- _Stored data_
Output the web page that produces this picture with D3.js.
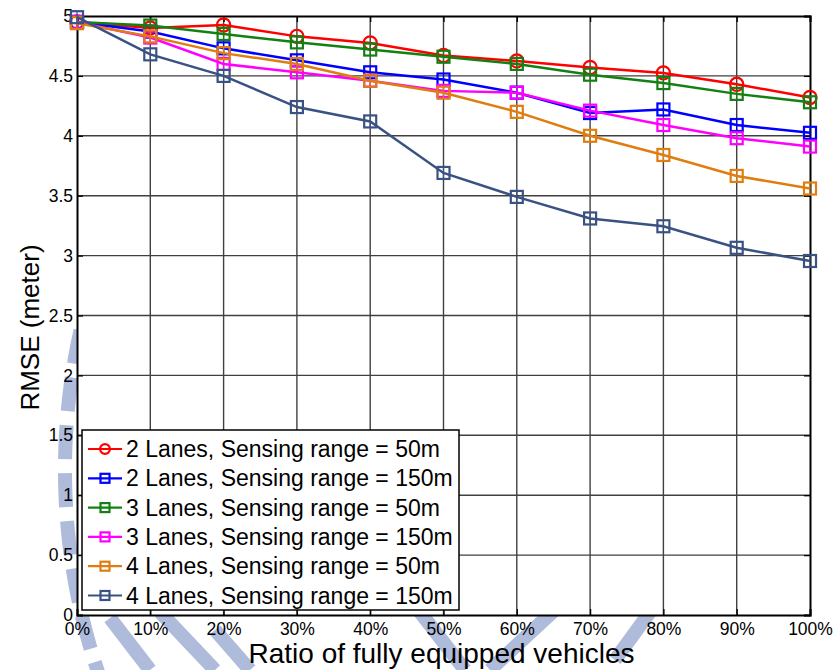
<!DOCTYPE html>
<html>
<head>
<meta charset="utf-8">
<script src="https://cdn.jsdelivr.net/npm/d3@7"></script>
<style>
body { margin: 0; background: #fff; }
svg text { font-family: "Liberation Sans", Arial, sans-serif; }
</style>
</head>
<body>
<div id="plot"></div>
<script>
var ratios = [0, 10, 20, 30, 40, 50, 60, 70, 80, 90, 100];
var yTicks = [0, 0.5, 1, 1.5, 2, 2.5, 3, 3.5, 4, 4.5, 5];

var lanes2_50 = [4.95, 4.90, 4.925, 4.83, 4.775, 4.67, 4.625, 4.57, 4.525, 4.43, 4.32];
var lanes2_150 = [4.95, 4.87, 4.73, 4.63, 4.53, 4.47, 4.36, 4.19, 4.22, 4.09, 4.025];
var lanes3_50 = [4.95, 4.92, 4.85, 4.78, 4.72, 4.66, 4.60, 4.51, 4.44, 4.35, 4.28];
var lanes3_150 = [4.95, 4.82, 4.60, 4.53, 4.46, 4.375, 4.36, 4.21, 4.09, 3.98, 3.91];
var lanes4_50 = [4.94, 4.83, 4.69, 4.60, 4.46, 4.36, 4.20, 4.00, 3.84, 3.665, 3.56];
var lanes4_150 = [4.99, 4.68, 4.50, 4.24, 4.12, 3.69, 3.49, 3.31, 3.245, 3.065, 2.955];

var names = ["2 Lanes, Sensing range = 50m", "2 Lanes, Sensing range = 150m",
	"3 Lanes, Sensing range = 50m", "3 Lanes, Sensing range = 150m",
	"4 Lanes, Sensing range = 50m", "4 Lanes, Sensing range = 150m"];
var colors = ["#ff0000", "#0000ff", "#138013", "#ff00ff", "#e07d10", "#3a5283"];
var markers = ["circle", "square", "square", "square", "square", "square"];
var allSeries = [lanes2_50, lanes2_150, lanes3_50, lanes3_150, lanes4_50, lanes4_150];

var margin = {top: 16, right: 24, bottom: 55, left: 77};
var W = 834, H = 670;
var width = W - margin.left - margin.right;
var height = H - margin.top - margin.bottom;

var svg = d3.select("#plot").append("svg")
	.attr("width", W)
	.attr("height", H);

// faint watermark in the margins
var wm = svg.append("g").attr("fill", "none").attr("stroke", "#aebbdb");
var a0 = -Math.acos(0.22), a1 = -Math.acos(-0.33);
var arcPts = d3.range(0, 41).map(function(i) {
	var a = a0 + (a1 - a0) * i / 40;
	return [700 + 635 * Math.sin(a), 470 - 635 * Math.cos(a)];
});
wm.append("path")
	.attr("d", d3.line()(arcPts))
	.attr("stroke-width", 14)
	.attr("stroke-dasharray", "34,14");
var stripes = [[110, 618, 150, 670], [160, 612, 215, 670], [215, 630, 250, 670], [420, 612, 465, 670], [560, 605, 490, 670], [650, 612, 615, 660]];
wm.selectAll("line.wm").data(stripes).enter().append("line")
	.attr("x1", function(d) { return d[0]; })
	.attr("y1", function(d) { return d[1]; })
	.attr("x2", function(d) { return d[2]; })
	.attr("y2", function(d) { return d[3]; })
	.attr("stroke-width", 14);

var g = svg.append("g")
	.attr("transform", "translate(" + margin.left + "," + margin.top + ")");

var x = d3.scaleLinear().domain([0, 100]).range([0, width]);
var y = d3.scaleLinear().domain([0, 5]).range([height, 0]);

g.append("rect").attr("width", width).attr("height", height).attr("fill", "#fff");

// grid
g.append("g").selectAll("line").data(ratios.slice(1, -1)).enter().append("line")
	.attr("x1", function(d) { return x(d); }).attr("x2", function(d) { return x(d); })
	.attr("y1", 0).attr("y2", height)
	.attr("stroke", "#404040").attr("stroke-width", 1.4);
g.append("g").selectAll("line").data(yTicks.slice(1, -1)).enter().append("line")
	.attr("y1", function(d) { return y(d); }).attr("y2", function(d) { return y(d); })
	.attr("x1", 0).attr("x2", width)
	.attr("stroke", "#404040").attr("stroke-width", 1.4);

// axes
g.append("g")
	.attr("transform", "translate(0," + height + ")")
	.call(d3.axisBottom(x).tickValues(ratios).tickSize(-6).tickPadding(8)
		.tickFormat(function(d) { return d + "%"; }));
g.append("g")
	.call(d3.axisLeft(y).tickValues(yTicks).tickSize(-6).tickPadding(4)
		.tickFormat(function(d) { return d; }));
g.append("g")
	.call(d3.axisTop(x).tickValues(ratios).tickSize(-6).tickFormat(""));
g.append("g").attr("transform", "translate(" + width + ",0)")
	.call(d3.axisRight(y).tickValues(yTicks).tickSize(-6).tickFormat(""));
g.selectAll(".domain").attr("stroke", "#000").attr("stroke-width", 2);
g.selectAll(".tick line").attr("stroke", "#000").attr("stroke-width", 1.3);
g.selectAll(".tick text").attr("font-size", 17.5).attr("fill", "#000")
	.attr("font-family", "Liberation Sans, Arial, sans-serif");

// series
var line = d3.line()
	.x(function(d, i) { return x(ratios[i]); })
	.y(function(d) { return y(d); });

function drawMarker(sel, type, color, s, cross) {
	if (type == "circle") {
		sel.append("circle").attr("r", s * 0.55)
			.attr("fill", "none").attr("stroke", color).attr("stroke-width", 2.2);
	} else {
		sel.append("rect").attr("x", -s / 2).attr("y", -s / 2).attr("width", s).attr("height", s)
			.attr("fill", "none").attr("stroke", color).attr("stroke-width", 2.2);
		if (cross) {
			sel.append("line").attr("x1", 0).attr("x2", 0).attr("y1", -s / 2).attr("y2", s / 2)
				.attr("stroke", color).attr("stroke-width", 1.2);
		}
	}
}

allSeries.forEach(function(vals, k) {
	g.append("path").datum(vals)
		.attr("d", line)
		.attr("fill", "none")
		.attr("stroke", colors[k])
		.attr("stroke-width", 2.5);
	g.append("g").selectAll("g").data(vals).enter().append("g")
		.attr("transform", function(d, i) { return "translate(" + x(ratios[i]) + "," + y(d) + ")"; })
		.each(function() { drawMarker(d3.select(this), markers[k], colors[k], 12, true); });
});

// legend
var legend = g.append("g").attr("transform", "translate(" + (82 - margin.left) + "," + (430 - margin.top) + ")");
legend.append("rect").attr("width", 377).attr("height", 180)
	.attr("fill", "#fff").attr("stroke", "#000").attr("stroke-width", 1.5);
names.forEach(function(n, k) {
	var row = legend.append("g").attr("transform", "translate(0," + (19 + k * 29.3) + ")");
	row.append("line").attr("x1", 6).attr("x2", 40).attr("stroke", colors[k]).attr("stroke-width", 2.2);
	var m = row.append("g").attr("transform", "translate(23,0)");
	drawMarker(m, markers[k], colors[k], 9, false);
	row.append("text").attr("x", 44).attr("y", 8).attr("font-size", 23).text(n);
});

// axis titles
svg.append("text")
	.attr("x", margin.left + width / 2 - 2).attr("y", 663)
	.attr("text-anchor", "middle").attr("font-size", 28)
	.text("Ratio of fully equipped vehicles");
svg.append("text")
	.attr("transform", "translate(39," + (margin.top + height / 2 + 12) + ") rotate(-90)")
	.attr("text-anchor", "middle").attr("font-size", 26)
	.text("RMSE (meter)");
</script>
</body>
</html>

- _Written exercise_
Transcribe the full listing above exactly, with the images removed.

- _Answer to this exercise_
Output the web page that produces this picture with D3.js.
<!DOCTYPE html>
<html>
<head>
<meta charset="utf-8">
<script src="https://cdn.jsdelivr.net/npm/d3@7"></script>
<style>
body { margin: 0; background: #fff; }
svg text { font-family: "Liberation Sans", Arial, sans-serif; }
</style>
</head>
<body>
<div id="plot"></div>
<script>
var ratios = [0, 10, 20, 30, 40, 50, 60, 70, 80, 90, 100];
var yTicks = [0, 0.5, 1, 1.5, 2, 2.5, 3, 3.5, 4, 4.5, 5];

var lanes2_50 = [4.95, 4.90, 4.925, 4.83, 4.775, 4.67, 4.625, 4.57, 4.525, 4.43, 4.32];
var lanes2_150 = [4.95, 4.87, 4.73, 4.63, 4.53, 4.47, 4.36, 4.19, 4.22, 4.09, 4.025];
var lanes3_50 = [4.95, 4.92, 4.85, 4.78, 4.72, 4.66, 4.60, 4.51, 4.44, 4.35, 4.28];
var lanes3_150 = [4.95, 4.82, 4.60, 4.53, 4.46, 4.375, 4.36, 4.21, 4.09, 3.98, 3.91];
var lanes4_50 = [4.94, 4.83, 4.69, 4.60, 4.46, 4.36, 4.20, 4.00, 3.84, 3.665, 3.56];
var lanes4_150 = [4.99, 4.68, 4.50, 4.24, 4.12, 3.69, 3.49, 3.31, 3.245, 3.065, 2.955];

var names = ["2 Lanes, Sensing range = 50m", "2 Lanes, Sensing range = 150m",
	"3 Lanes, Sensing range = 50m", "3 Lanes, Sensing range = 150m",
	"4 Lanes, Sensing range = 50m", "4 Lanes, Sensing range = 150m"];
var colors = ["#ff0000", "#0000ff", "#138013", "#ff00ff", "#e07d10", "#3a5283"];
var markers = ["circle", "square", "square", "square", "square", "square"];
var allSeries = [lanes2_50, lanes2_150, lanes3_50, lanes3_150, lanes4_50, lanes4_150];

var margin = {top: 16, right: 24, bottom: 55, left: 77};
var W = 834, H = 670;
var width = W - margin.left - margin.right;
var height = H - margin.top - margin.bottom;

var svg = d3.select("#plot").append("svg")
	.attr("width", W)
	.attr("height", H);

// faint watermark in the margins
var wm = svg.append("g").attr("fill", "none").attr("stroke", "#aebbdb");
var a0 = -Math.acos(0.22), a1 = -Math.acos(-0.33);
var arcPts = d3.range(0, 41).map(function(i) {
	var a = a0 + (a1 - a0) * i / 40;
	return [700 + 635 * Math.sin(a), 470 - 635 * Math.cos(a)];
});
wm.append("path")
	.attr("d", d3.line()(arcPts))
	.attr("stroke-width", 14)
	.attr("stroke-dasharray", "34,14");
var stripes = [[110, 618, 150, 670], [160, 612, 215, 670], [215, 630, 250, 670], [420, 612, 465, 670], [560, 605, 490, 670], [650, 612, 615, 660]];
wm.selectAll("line.wm").data(stripes).enter().append("line")
	.attr("x1", function(d) { return d[0]; })
	.attr("y1", function(d) { return d[1]; })
	.attr("x2", function(d) { return d[2]; })
	.attr("y2", function(d) { return d[3]; })
	.attr("stroke-width", 14);

var g = svg.append("g")
	.attr("transform", "translate(" + margin.left + "," + margin.top + ")");

var x = d3.scaleLinear().domain([0, 100]).range([0, width]);
var y = d3.scaleLinear().domain([0, 5]).range([height, 0]);

g.append("rect").attr("width", width).attr("height", height).attr("fill", "#fff");

// grid
g.append("g").selectAll("line").data(ratios.slice(1, -1)).enter().append("line")
	.attr("x1", function(d) { return x(d); }).attr("x2", function(d) { return x(d); })
	.attr("y1", 0).attr("y2", height)
	.attr("stroke", "#404040").attr("stroke-width", 1.4);
g.append("g").selectAll("line").data(yTicks.slice(1, -1)).enter().append("line")
	.attr("y1", function(d) { return y(d); }).attr("y2", function(d) { return y(d); })
	.attr("x1", 0).attr("x2", width)
	.attr("stroke", "#404040").attr("stroke-width", 1.4);

// axes
g.append("g")
	.attr("transform", "translate(0," + height + ")")
	.call(d3.axisBottom(x).tickValues(ratios).tickSize(-6).tickPadding(8)
		.tickFormat(function(d) { return d + "%"; }));
g.append("g")
	.call(d3.axisLeft(y).tickValues(yTicks).tickSize(-6).tickPadding(4)
		.tickFormat(function(d) { return d; }));
g.append("g")
	.call(d3.axisTop(x).tickValues(ratios).tickSize(-6).tickFormat(""));
g.append("g").attr("transform", "translate(" + width + ",0)")
	.call(d3.axisRight(y).tickValues(yTicks).tickSize(-6).tickFormat(""));
g.selectAll(".domain").attr("stroke", "#000").attr("stroke-width", 2);
g.selectAll(".tick line").attr("stroke", "#000").attr("stroke-width", 1.3);
g.selectAll(".tick text").attr("font-size", 17.5).attr("fill", "#000")
	.attr("font-family", "Liberation Sans, Arial, sans-serif");

// series
var line = d3.line()
	.x(function(d, i) { return x(ratios[i]); })
	.y(function(d) { return y(d); });

function drawMarker(sel, type, color, s, cross) {
	if (type == "circle") {
		sel.append("circle").attr("r", s * 0.55)
			.attr("fill", "none").attr("stroke", color).attr("stroke-width", 2.2);
	} else {
		sel.append("rect").attr("x", -s / 2).attr("y", -s / 2).attr("width", s).attr("height", s)
			.attr("fill", "none").attr("stroke", color).attr("stroke-width", 2.2);
		if (cross) {
			sel.append("line").attr("x1", 0).attr("x2", 0).attr("y1", -s / 2).attr("y2", s / 2)
				.attr("stroke", color).attr("stroke-width", 1.2);
		}
	}
}

allSeries.forEach(function(vals, k) {
	g.append("path").datum(vals)
		.attr("d", line)
		.attr("fill", "none")
		.attr("stroke", colors[k])
		.attr("stroke-width", 2.5);
	g.append("g").selectAll("g").data(vals).enter().append("g")
		.attr("transform", function(d, i) { return "translate(" + x(ratios[i]) + "," + y(d) + ")"; })
		.each(function() { drawMarker(d3.select(this), markers[k], colors[k], 12, true); });
});

// legend
var legend = g.append("g").attr("transform", "translate(" + (82 - margin.left) + "," + (430 - margin.top) + ")");
legend.append("rect").attr("width", 377).attr("height", 180)
	.attr("fill", "#fff").attr("stroke", "#000").attr("stroke-width", 1.5);
names.forEach(function(n, k) {
	var row = legend.append("g").attr("transform", "translate(0," + (19 + k * 29.3) + ")");
	row.append("line").attr("x1", 6).attr("x2", 40).attr("stroke", colors[k]).attr("stroke-width", 2.2);
	var m = row.append("g").attr("transform", "translate(23,0)");
	drawMarker(m, markers[k], colors[k], 9, false);
	row.append("text").attr("x", 44).attr("y", 8).attr("font-size", 23).text(n);
});

// axis titles
svg.append("text")
	.attr("x", margin.left + width / 2 - 2).attr("y", 663)
	.attr("text-anchor", "middle").attr("font-size", 28)
	.text("Ratio of fully equipped vehicles");
svg.append("text")
	.attr("transform", "translate(39," + (margin.top + height / 2 + 12) + ") rotate(-90)")
	.attr("text-anchor", "middle").attr("font-size", 26)
	.text("RMSE (meter)");
</script>
</body>
</html>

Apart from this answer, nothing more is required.